Problem description
Give again, exactly as written, the lines of the records below from the line with "Write a Python" to the line with "import matplotlib.pyplot as plt". Both end lines count; pictures do not.

___ Materials provided ___

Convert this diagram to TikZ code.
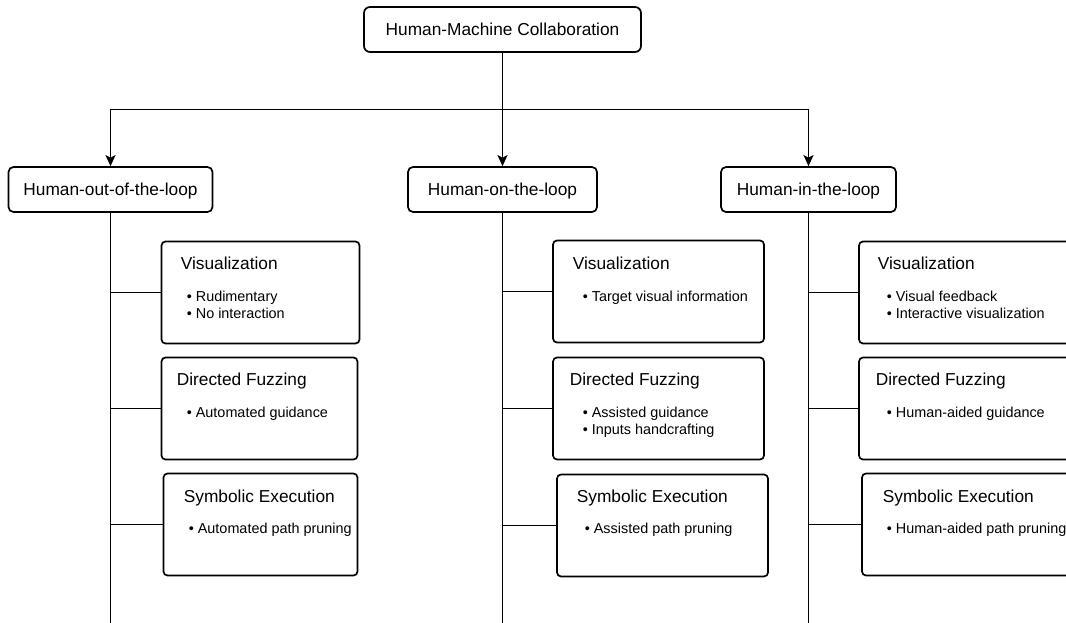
\documentclass[tikz,border=0pt]{standalone}
\usepackage{fontspec}
\setmainfont{Liberation Sans}
\usetikzlibrary{arrows.meta}
\begin{document}
\begin{tikzpicture}[x=1pt,y=-1pt,
  line width=1.7pt,
  box/.style={draw, rounded corners=5pt, inner sep=0pt},
  level/.style={box, minimum height=45pt, text height=12.4pt, text depth=0pt,
                font=\fontsize{17.3}{20}\selectfont},
  card/.style={box, rounded corners=4pt},
  head/.style={font=\fontsize{17.3}{20}\selectfont, inner sep=0pt, anchor=base west},
  item/.style={font=\fontsize{14.4}{17}\selectfont, inner sep=0pt, anchor=base west},
  link/.style={-{Stealth[length=11pt,width=10pt,inset=2.5pt]}}]
\useasboundingbox (0,0) rectangle (1066,623);
\clip (0,0) rectangle (1066,623);

% root and the three collaboration levels
\node[level, minimum width=277pt, rounded corners=6pt] (root) at (502.5,29.5) {Human-Machine Collaboration};
\node[level, minimum width=204pt] (out) at (110.5,189.5) {Human-out-of-the-loop};
\node[level, minimum width=189pt] (on)  at (502.5,189.5) {Human-on-the-loop};
\node[level, minimum width=175pt] (in)  at (808.5,189.5) {Human-in-the-loop};

\coordinate (hub) at (502.5,109.5);
\draw[link] (root) -- (on);
\draw[link] (hub) -| (out.north);
\draw[link] (hub) -| (in.north);

% trunks running down each column
\coordinate (outEnd) at (110.5,623);
\coordinate (onEnd)  at (502.5,623);
\coordinate (inEnd)  at (808.5,623);
\draw (out.south) -- (outEnd);
\draw (on.south)  -- (onEnd);
\draw (in.south)  -- (inEnd);

% ---- Human-out-of-the-loop ----
\node[card, minimum width=198pt, minimum height=102pt] (v1) at (260.5,292.5) {};
\node[card, minimum width=196pt, minimum height=102pt] (f1) at (259.5,408.5) {};
\node[card, minimum width=194pt, minimum height=102pt] (s1) at (260.5,524.5) {};
\draw (out.south |- v1.west) -- (v1.west);
\draw (out.south |- f1.west) -- (f1.west);
\draw (out.south |- s1.west) -- (s1.west);
\node[head] (v1h) at (180,269) {Visualization};
\node[item] (v1a) at (186,301) {• Rudimentary};
\node[item] (v1b) at (186,318) {• No interaction};
\node[head] (f1h) at (176,385) {Directed Fuzzing};
\node[item] (f1a) at (186,417) {• Automated guidance};
\node[head] (s1h) at (183,502) {Symbolic Execution};
\node[item] (s1a) at (188,533) {• Automated path pruning};

% ---- Human-on-the-loop ----
\node[card, minimum width=211pt, minimum height=102pt] (v2) at (658.5,291.5) {};
\node[card, minimum width=211pt, minimum height=102pt] (f2) at (658.5,408.5) {};
\node[card, minimum width=211pt, minimum height=102pt] (s2) at (662.5,525.5) {};
\draw (on.south |- v2.west) -- (v2.west);
\draw (on.south |- f2.west) -- (f2.west);
\draw (on.south |- s2.west) -- (s2.west);
\node[head] (v2h) at (572,269) {Visualization};
\node[item] (v2a) at (582,301) {• Target visual information};
\node[head] (f2h) at (569,385) {Directed Fuzzing};
\node[item] (f2a) at (582,417) {• Assisted guidance};
\node[item] (f2b) at (582,434) {• Inputs handcrafting};
\node[head] (s2h) at (576,502) {Symbolic Execution};
\node[item] (s2a) at (584,533) {• Assisted path pruning};

% ---- Human-in-the-loop ----
\node[card, minimum width=211pt, minimum height=102pt] (v3) at (964.5,292.5) {};
\node[card, minimum width=211pt, minimum height=102pt] (f3) at (964.5,408.5) {};
\node[card, minimum width=211pt, minimum height=102pt] (s3) at (967.5,524.5) {};
\draw (in.south |- v3.west) -- (v3.west);
\draw (in.south |- f3.west) -- (f3.west);
\draw (in.south |- s3.west) -- (s3.west);
\node[head] (v3h) at (877,269) {Visualization};
\node[item] (v3a) at (886,301) {• Visual feedback};
\node[item] (v3b) at (886,318) {• Interactive visualization};
\node[head] (f3h) at (875,385) {Directed Fuzzing};
\node[item] (f3a) at (886,417) {• Human-aided guidance};
\node[head] (s3h) at (882,502) {Symbolic Execution};
\node[item] (s3a) at (886,533) {• Human-aided path pruning};
\end{tikzpicture}
\end{document}
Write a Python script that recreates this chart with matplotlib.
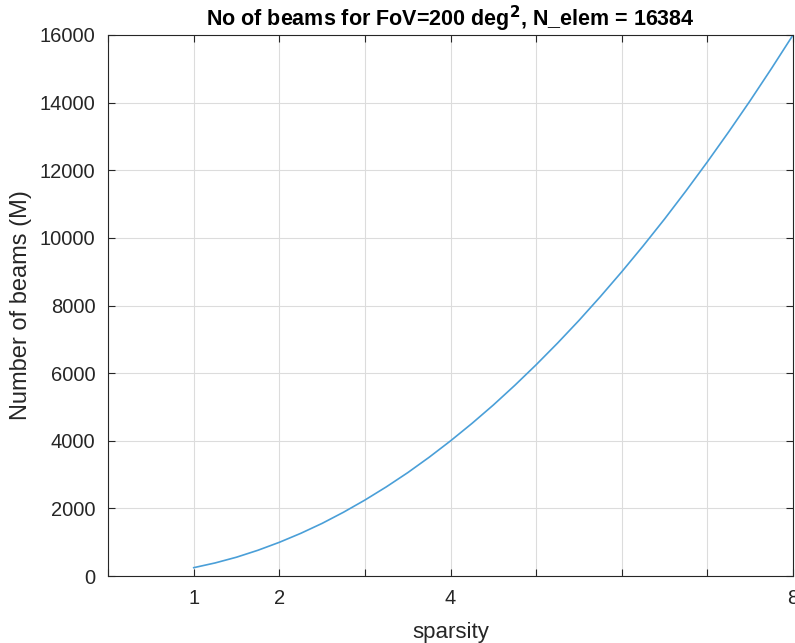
import matplotlib.pyplot as plt

# values
sparsity = [1, 1.25, 1.5, 1.75, 2, 2.25, 2.5, 2.75, 3, 3.25, 3.5, 3.75, 4,
            4.25, 4.5, 4.75, 5, 5.25, 5.5, 5.75, 6, 6.25, 6.5, 6.75, 7,
            7.25, 7.5, 7.75, 8]
n_beams = [250, 390, 560, 765, 1000, 1265, 1560, 1890, 2250, 2640, 3060, 3515, 4000,
           4515, 5060, 5640, 6250, 6890, 7560, 8265, 9000, 9765, 10560, 11390, 12250,
           13140, 14060, 15015, 16000]

x_ticks = [0, 1, 2, 3, 4, 5, 6, 7, 8]
x_labels = ['', '1', '2', '', '4', '', '', '', '8']
y_ticks = [0, 2000, 4000, 6000, 8000, 10000, 12000, 14000, 16000]

plt.rcParams['font.family'] = ['Liberation Sans', 'DejaVu Sans']

fig = plt.figure(figsize=(7.95, 6.43), dpi=100)
ax = fig.add_axes([0.136, 0.104, 0.8615, 0.8416])

ax.plot(sparsity, n_beams, color='#4a9fd8', linewidth=1.2)

ax.set_xlim(0, 8)
ax.set_ylim(0, 16000)
ax.set_xticks(x_ticks)
ax.set_xticklabels(x_labels)
ax.set_yticks(y_ticks)

edge = '#262626'
for s in ax.spines.values():
    s.set_color(edge)
    s.set_linewidth(0.8)
ax.tick_params(direction='in', top=True, right=True, length=5, width=0.8,
               colors=edge, labelsize=14.5, pad=9)
ax.grid(True, color='#dcdcdc', linewidth=0.8)

ax.set_xlabel('sparsity', fontsize=16, color=edge, labelpad=10)
ax.set_ylabel('Number of beams (M)', fontsize=17, color=edge, labelpad=6)
ax.set_title(r'No of beams for FoV=200 deg$^\mathbf{2}$, N_elem = 16384',
             fontsize=15.5, fontweight='bold', pad=6)

fig.savefig('out.png', dpi=100)
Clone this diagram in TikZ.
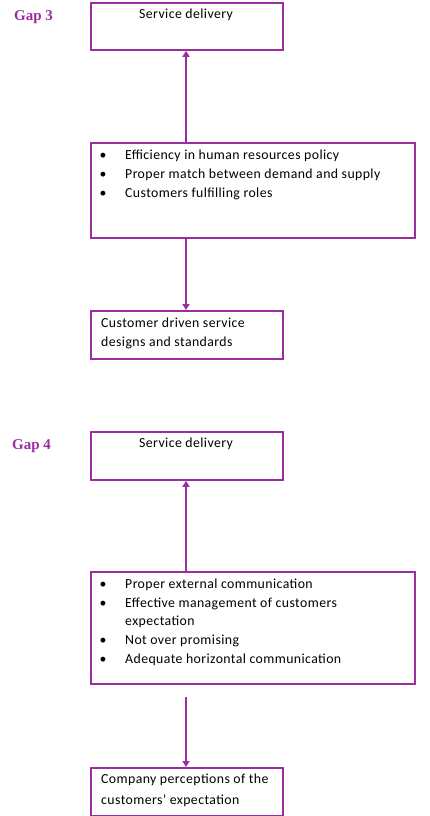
\documentclass[tikz,border=0pt]{standalone}
\usepackage{fontspec}
\setmainfont{Carlito}[LetterSpace=3]
\newfontfamily\gapfont{Liberation Serif}
\usetikzlibrary{arrows.meta}
\definecolor{gappurple}{RGB}{155,45,160}
\tikzset{
  box/.style={draw=gappurple, line width=1.8pt, rectangle, inner sep=0pt, anchor=north west},
  conn/.style={draw=gappurple, line width=1.8pt, -{Triangle[width=7pt,length=6pt]}},
  txt/.style={font=\fontsize{13.8}{15}\selectfont, inner sep=0pt, anchor=west},
  bul/.style={font=\fontsize{13.8}{15}\selectfont, inner sep=0pt},
  gaplabel/.style={font=\gapfont\bfseries\fontsize{15}{16}\selectfont, text=gappurple, inner sep=0pt, anchor=west}
}
\begin{document}
\begin{tikzpicture}[x=1pt,y=-1pt]
\useasboundingbox (0,0) rectangle (430,816);
% Gap 3
\node[gaplabel] (g3) at (14,17) {Gap 3};
\node[box, minimum width=192pt, minimum height=47pt] (b1) at (90,2) {};
\node[font=\fontsize{13.8}{15}\selectfont, inner sep=0pt] (t1) at (186,15) {Service delivery};
\node[box, minimum width=324pt, minimum height=95pt] (b2) at (90,142) {};
\node[bul] (u21) at (103,156) {•};
\node[txt] (t21) at (125,156) {Efficiency in human resources policy};
\node[bul] (u22) at (103,175) {•};
\node[txt] (t22) at (125,175) {Proper match between demand and supply};
\node[bul] (u23) at (103,194) {•};
\node[txt] (t23) at (125,194) {Customers fulfilling roles};
\node[box, minimum width=192pt, minimum height=48pt] (b3) at (90,310) {};
\node[txt] (t31) at (101,323) {Customer driven service};
\node[txt] (t32) at (101,343) {designs and standards};
\draw[conn] (b2.north -| 186,0) -- (b1.south -| 186,0);
\draw[conn] (b2.south -| 186,0) -- (b3.north -| 186,0);
% Gap 4
\node[gaplabel] (g4) at (12,446) {Gap 4};
\node[box, minimum width=192pt, minimum height=48pt] (b4) at (90,431) {};
\node[font=\fontsize{13.8}{15}\selectfont, inner sep=0pt] (t4) at (186,444) {Service delivery};
\node[box, minimum width=324pt, minimum height=112pt] (b5) at (90,571) {};
\node[bul] (u51) at (103,585) {•};
\node[txt] (t51) at (125,585) {Proper external communication};
\node[bul] (u52) at (103,604) {•};
\node[txt] (t52) at (125,604) {Effective management of customers};
\node[txt] (t52b) at (125,622) {expectation};
\node[bul] (u53) at (103,641) {•};
\node[txt] (t53) at (125,641) {Not over promising};
\node[bul] (u54) at (103,660) {•};
\node[txt] (t54) at (125,660) {Adequate horizontal communication};
\node[box, minimum width=192pt, minimum height=48pt] (b6) at (90,767) {};
\node[txt] (t61) at (101,780) {Company perceptions of the};
\node[txt] (t62) at (101,801) {customers’ expectation};
\draw[conn] (b5.north -| 186,0) -- (b4.south -| 186,0);
\coordinate (s5) at ([yshift=-12pt]b5.south -| 186,0);
\draw[conn] (s5) -- (b6.north -| 186,0);
\end{tikzpicture}
\end{document}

___

Completed exercise
Write a Python script that recreates this chart with matplotlib.
import matplotlib.pyplot as plt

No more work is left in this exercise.